Records with drawing code:
[Begin]

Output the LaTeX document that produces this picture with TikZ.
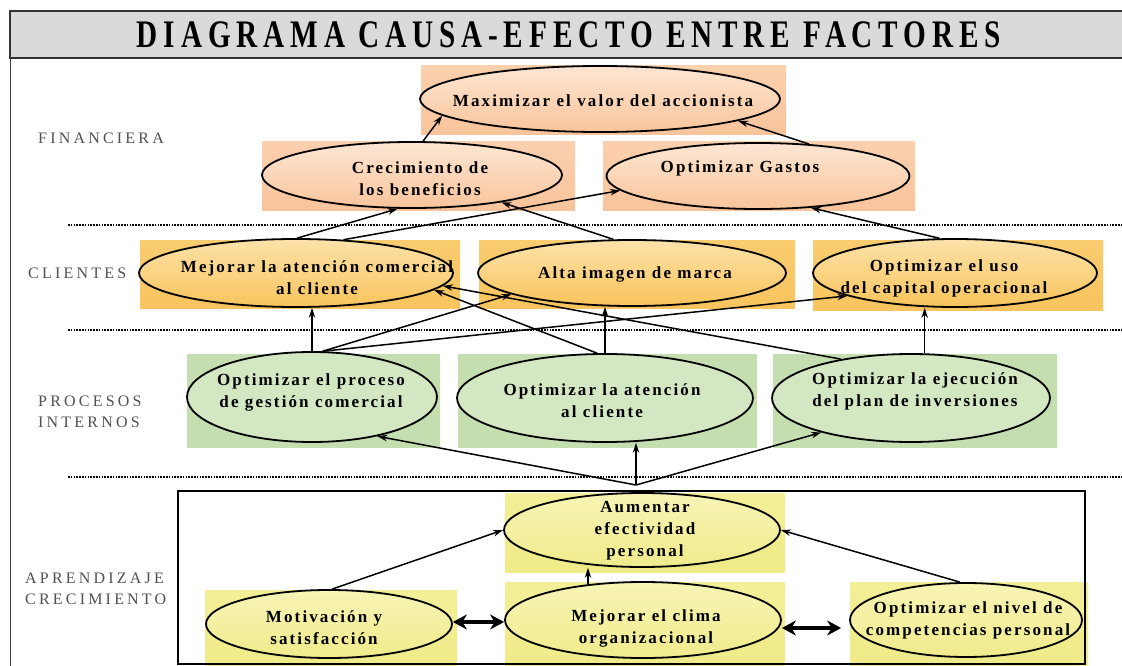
\documentclass[tikz,border=0pt]{standalone}
\usepackage{fontspec}
\setmainfont{Liberation Serif}
\newfontfamily\boxfont{Liberation Serif}[LetterSpace=12.5]
\newfontfamily\layerfont{Liberation Serif}[LetterSpace=20]
\newfontfamily\titlefont{Liberation Serif}[FakeStretch=0.75,LetterSpace=15]
\usetikzlibrary{shapes.geometric,arrows.meta}

\definecolor{titlegray}{HTML}{DADADA}
\definecolor{layergray}{HTML}{505050}
\definecolor{finbacktop}{HTML}{FBD0AE}
\definecolor{finbackbot}{HTML}{F9C49C}
\definecolor{finlight}{HTML}{FDE6D3}
\definecolor{findark}{HTML}{F9C59C}
\definecolor{clibacktop}{HTML}{F9CC70}
\definecolor{clibackbot}{HTML}{F8C45E}
\definecolor{clilight}{HTML}{FDE2AA}
\definecolor{clidark}{HTML}{F8C45C}
\definecolor{proback}{HTML}{C4DEB0}
\definecolor{promid}{HTML}{E6F1DC}
\definecolor{prolight}{HTML}{F3F9EE}
\definecolor{prodark}{HTML}{D2E7C2}
\definecolor{aprbacktop}{HTML}{F3EF98}
\definecolor{aprbackbot}{HTML}{EFEB88}
\definecolor{aprlight}{HTML}{F7F4B6}
\definecolor{aprdark}{HTML}{F0EB8C}

\tikzset{
    %Define standard arrow tip
    >={Stealth[length=10pt,width=6.5pt]},
    %Define style for background boxes
    finback/.style={top color=finbacktop, bottom color=finbackbot},
    cliback/.style={top color=clibacktop, bottom color=clibackbot},
    proback/.style={top color=proback, middle color=promid, bottom color=proback},
    aprback/.style={top color=aprbacktop, bottom color=aprbackbot},
    %Define style for ellipses
    elipse/.style={
           ellipse,
           draw,
           line width=1.8pt,
           inner sep=0pt},
    finell/.style={elipse, top color=finlight, bottom color=findark},
    cliell/.style={elipse, top color=clilight, bottom color=clidark},
    proell/.style={elipse, top color=prodark, middle color=prolight, bottom color=prodark},
    aprell/.style={elipse, top color=aprlight, bottom color=aprdark},
    % texts
    texto/.style={align=center, inner sep=0pt,
      font=\boxfont\bfseries\fontsize{17}{22}\selectfont},
    capa/.style={align=left, inner sep=0pt, anchor=west, text=layergray,
      font=\layerfont\fontsize{16}{21}\selectfont},
    divisor/.style={line width=1.6pt, dash pattern=on 1.6pt off 1.2pt},
    % Define arrow style
    pil/.style={
           ->,
           line width=1.5pt},
    doble/.style={<->, line width=3.5pt, >={Stealth[length=14pt,width=15pt]}}
}

\begin{document}
\begin{tikzpicture}[x=1pt, y=-1pt]
 \useasboundingbox (0,0) rectangle (1122,666);

 % frame and title
 \draw[line width=1pt, black!75] (10,58) -- (10,670);
 \draw[line width=1.6pt, draw=black!80, fill=titlegray] (10,11) rectangle (1135,58);
 \node[font=\titlefont\bfseries\fontsize{39}{40}\selectfont] (titulo) at (569,35)
   {DIAGRAMA CAUSA-EFECTO ENTRE FACTORES};

 % layer names
 \node[capa] (lfin) at (38,138) {FINANCIERA};
 \node[capa] (lcli) at (28,273) {CLIENTES};
 \node[capa] (lpro) at (38,412) {PROCESOS\\INTERNOS};
 \node[capa] (lapr) at (25,589) {APRENDIZAJE\\CRECIMIENTO};

 \draw[divisor] (68,225) -- (1122,225);
 \draw[divisor] (68,330) -- (1122,330);
 \draw[divisor] (68,477) -- (1122,477);

 % background boxes
 \path[finback] (421,66) rectangle (786,135);
 \path[finback] (262,142) rectangle (575,210);
 \path[finback] (603,142) rectangle (915,210);
 \path[cliback] (140,240) rectangle (460,308);
 \path[cliback] (479,240) rectangle (795,308);
 \path[cliback] (813,240) rectangle (1103,310);
 \path[proback] (187,354) rectangle (440,447);
 \path[proback] (458,354) rectangle (757,447);
 \path[proback] (773,354) rectangle (1057,447);
 \path[aprback] (505,493) rectangle (785,572);
 \path[aprback] (205,590) rectangle (457,666);
 \path[aprback] (505,582) rectangle (785,666);
 \path[aprback] (850,582) rectangle (1088,666);

 % aprendizaje box
 \draw[line width=2.5pt] (178,491) rectangle (1085,664);

 % financiera
 \node[finell, minimum width=360pt, minimum height=66pt] (maxval) at (600,99) {};
 \node[finell, minimum width=300pt, minimum height=66pt] (crec) at (412,175) {};
 \node[finell, minimum width=303pt, minimum height=66pt] (gastos) at (758,176) {};
 \node[texto] (maxvaltxt) at (603,101) {Maximizar el valor del accionista};
 \node[texto] (crectxt) at (420,179) {Crecimiento de\\los beneficios};
 \node[texto] (gastostxt) at (740,168) {Optimizar Gastos};

 % clientes
 \node[cliell, minimum width=314pt, minimum height=68pt] (mejorar) at (296,273) {};
 \node[cliell, minimum width=308pt, minimum height=66pt] (alta) at (632,273) {};
 \node[cliell, minimum width=284pt, minimum height=68pt] (uso) at (955,273) {};
 \node[texto] (mejorartxt) at (317,278) {Mejorar la atención comercial\\al cliente};
 \node[texto] (altatxt) at (635,274) {Alta imagen de marca};
 \node[texto] (usotxt) at (944,278) {Optimizar el uso\\del capital operacional};

 % procesos internos
 \node[proell, minimum width=250pt, minimum height=90pt] (proceso) at (312,397) {};
 \node[proell, minimum width=296pt, minimum height=88pt] (atencion) at (605,398) {};
 \node[proell, minimum width=278pt, minimum height=88pt] (ejec) at (911,398) {};
 \node[texto] (procesotxt) at (311,392) {Optimizar el proceso\\de gestión comercial};
 \node[texto] (atenciontxt) at (602,401) {Optimizar la atención\\al cliente};
 \node[texto] (ejectxt) at (915,391) {Optimizar la ejecución\\del plan de inversiones};

 % aprendizaje y crecimiento
 \node[aprell, minimum width=276pt, minimum height=74pt] (aum) at (642,530) {};
 \node[aprell, minimum width=246pt, minimum height=68pt] (motiv) at (329,624) {};
 \node[aprell, minimum width=276pt, minimum height=76pt] (clima) at (643,620) {};
 \node[aprell, minimum width=232pt, minimum height=74pt] (nivel) at (966,620) {};
 \node[texto] (aumtxt) at (645,531) {Aumentar\\efectividad\\personal};
 \node[texto] (motivtxt) at (324,628) {Motivación y\\satisfacción};
 \node[texto] (climatxt) at (646,628) {Mejorar el clima\\organizacional};
 \node[texto] (niveltxt) at (968,620) {Optimizar el nivel de\\competencias personal};
 \coordinate (aumtop) at (636,485);

 % paths
 \draw[pil] (crec.72) -- (maxval.186);
 \draw[pil] (gastos.32) -- (maxval.351);
 \draw[pil] (mejorar.88) -- (crec.247);
 \draw[pil] (mejorar.35) -- (gastos.186);
 \draw[pil] (alta.119) -- (crec.343);
 \draw[pil] (uso.114) -- (gastos.329);
 \draw[pil] (proceso.north) -- (proceso.north |- mejorar.south);
 \draw[pil] (proceso.77) -- (alta.190);
 \draw[pil] (proceso.77) -- (uso.192);
 \draw[pil] (atencion.100) -- (mejorar.353);
 \draw[pil] (atencion.north) -- (atencion.north |- alta.south);
 \draw[pil] (ejec.151) -- (mejorar.355);
 \draw[pil] (ejec.73) -- (ejec.73 |- uso.south);
 \draw[pil] (aumtop) -- (proceso.329);
 \draw[pil] (aumtop) -- (aumtop |- atencion.south);
 \draw[pil] (aumtop) -- (ejec.201);
 \draw[pil] (motiv.85) -- (aum.west);
 \draw[pil] (clima.147) -- (clima.147 |- aum.south);
 \draw[pil] (nivel.99) -- (aum.east);
 \draw[doble] ([yshift=2pt]motiv.east) -- ([yshift=-2pt]clima.west);
 \draw[doble] ([yshift=-8pt]clima.east) -- ([yshift=-8pt,xshift=-8pt]nivel.west);
\end{tikzpicture}
\end{document}
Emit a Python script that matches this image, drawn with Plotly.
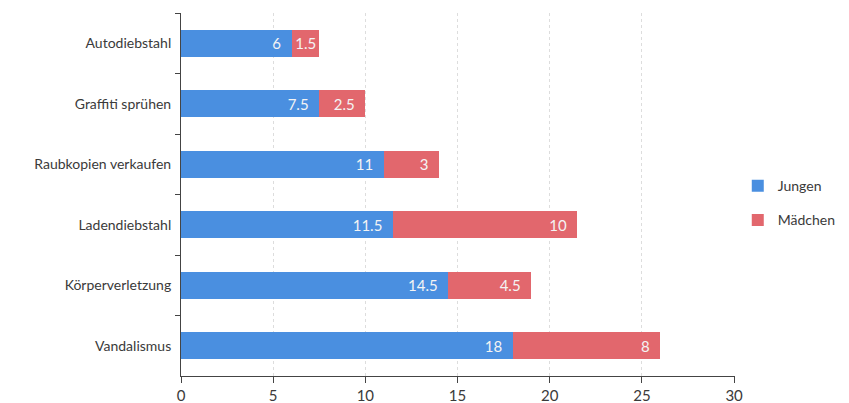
import plotly.graph_objects as go

# Kategorien (von oben nach unten) und Werte
kategorien = ["Autodiebstahl", "Graffiti sprühen", "Raubkopien verkaufen",
              "Ladendiebstahl", "Körperverletzung", "Vandalismus"]
jungen = [6, 7.5, 11, 11.5, 14.5, 18]
maedchen = [1.5, 2.5, 3, 10, 4.5, 8]
x_ticks = [0, 5, 10, 15, 20, 25, 30]

farben = {"Jungen": "#4A8FE0", "Mädchen": "#E2676D"}
schrift = "Lato"


def beschriftung(v):
    # geschützte Leerzeichen als Abstand zum Balkenende (nicht bei schmalen Segmenten)
    return f"{v:g}\u00a0\u00a0" if v >= 2 else f"{v:g}"


fig = go.Figure()
for name, werte in [("Jungen", jungen), ("Mädchen", maedchen)]:
    fig.add_trace(go.Bar(
        y=kategorien,
        x=werte,
        name=name,
        orientation="h",
        legendgroup=name,
        marker=dict(color=farben[name], line=dict(width=0)),
        text=[beschriftung(v) for v in werte],
        textposition="inside",
        insidetextanchor="end",
        constraintext="none",
        textfont=dict(color="#f4f4f4", size=15, family=schrift),
        width=0.45,
    ))

# Seite hat 8px Rand im Browser -> Figur etwas kleiner
fig.update_layout(
    barmode="stack",
    width=841, height=395,
    margin=dict(l=173, r=114, t=5, b=27, autoexpand=False),
    plot_bgcolor="white",
    paper_bgcolor="white",
    font=dict(family=schrift, size=14, color="#3a3a3a"),
    showlegend=True,
    legend=dict(
        x=1.005, y=0.476, xanchor="left", yanchor="middle",
        traceorder="grouped", tracegroupgap=13,
        font=dict(size=14, color="#3a3a3a"),
        itemwidth=30,
    ),
)

fig.update_xaxes(
    range=[0, 30.05],
    tickvals=x_ticks,
    ticks="outside", ticklen=6, tickcolor="#444",
    showline=True, linecolor="#444", linewidth=1,
    showgrid=True, gridcolor="#dddddd", griddash="dot", gridwidth=1,
    zeroline=False,
    tickfont=dict(size=15, color="#3a3a3a"),
    automargin=False,
)
fig.update_yaxes(
    categoryorder="array", categoryarray=kategorien,
    autorange="reversed",
    tickson="boundaries",
    ticks="outside", ticklen=5, tickcolor="#444",
    showline=True, linecolor="#444", linewidth=1,
    showgrid=False,
    ticklabelstandoff=6,
    tickfont=dict(size=14, color="#3a3a3a"),
    automargin=False,
)

fig.write_html("out.html")
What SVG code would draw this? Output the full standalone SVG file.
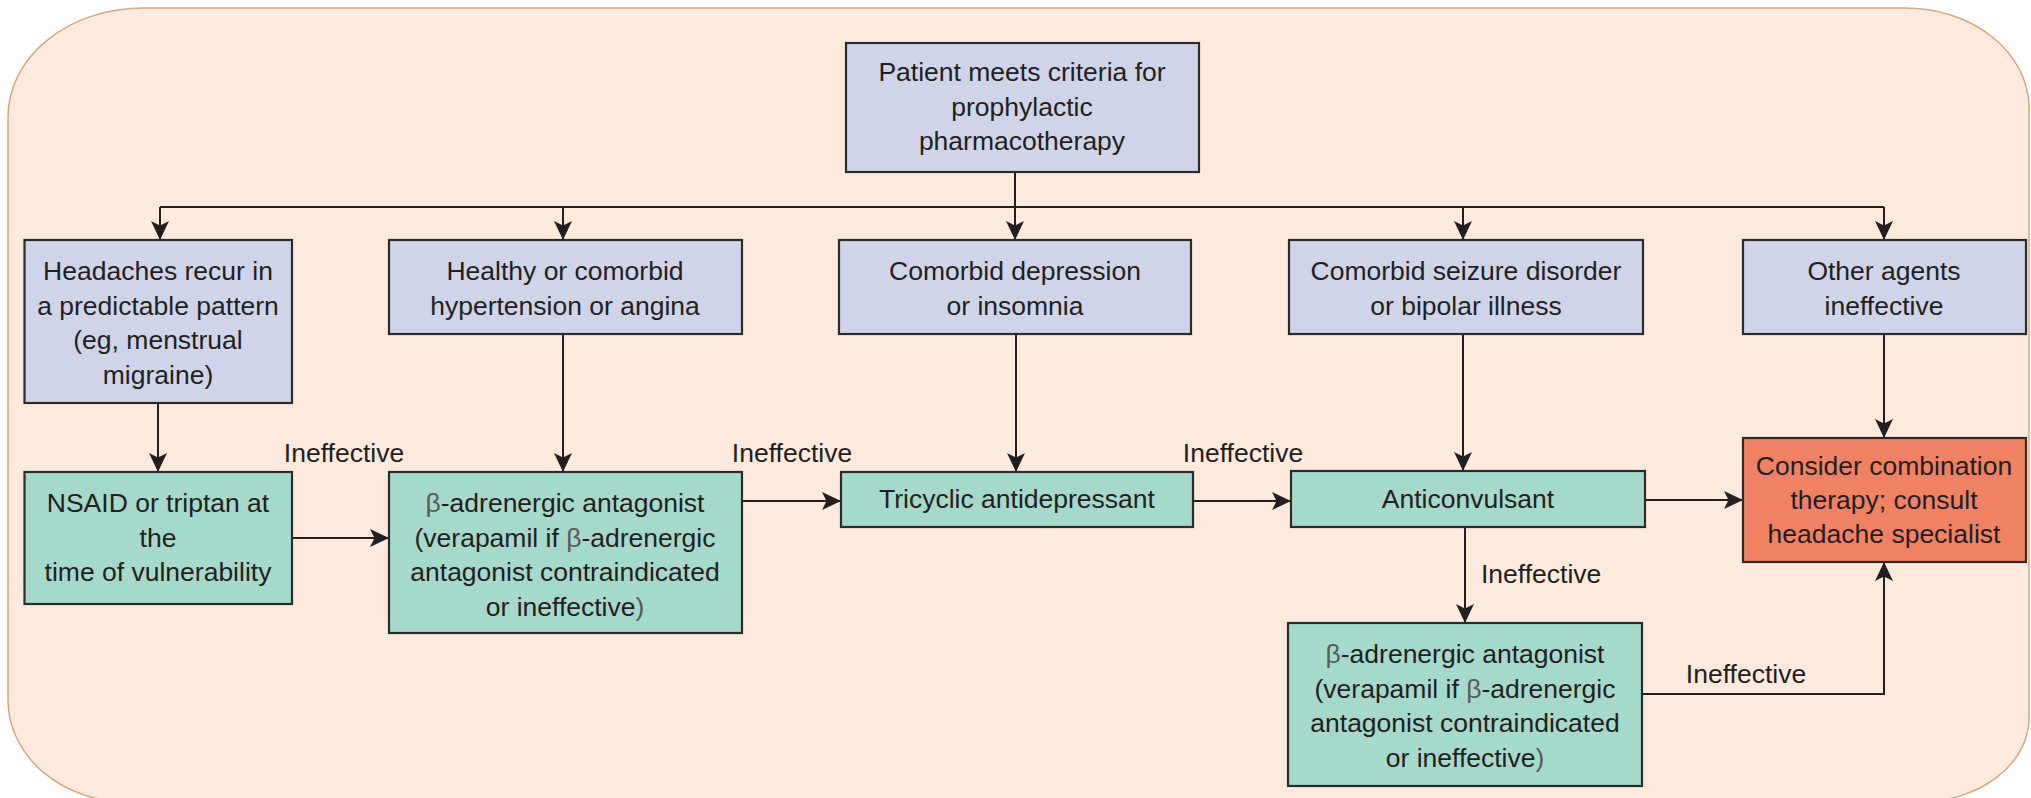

[End]

▶ _WHAT IS EXPECTED_: Working from the entries above, reproduce exactly and only the lines beginning with the line that has "Emit a Python" and ending with the line that has "x_ticks = [0, 5, 10, 15, 20, 25, 30]"; omit all pictures.

▶ _SOLUTION_:
Emit a Python script that matches this image, drawn with Plotly.
import plotly.graph_objects as go

# Kategorien (von oben nach unten) und Werte
kategorien = ["Autodiebstahl", "Graffiti sprühen", "Raubkopien verkaufen",
              "Ladendiebstahl", "Körperverletzung", "Vandalismus"]
jungen = [6, 7.5, 11, 11.5, 14.5, 18]
maedchen = [1.5, 2.5, 3, 10, 4.5, 8]
x_ticks = [0, 5, 10, 15, 20, 25, 30]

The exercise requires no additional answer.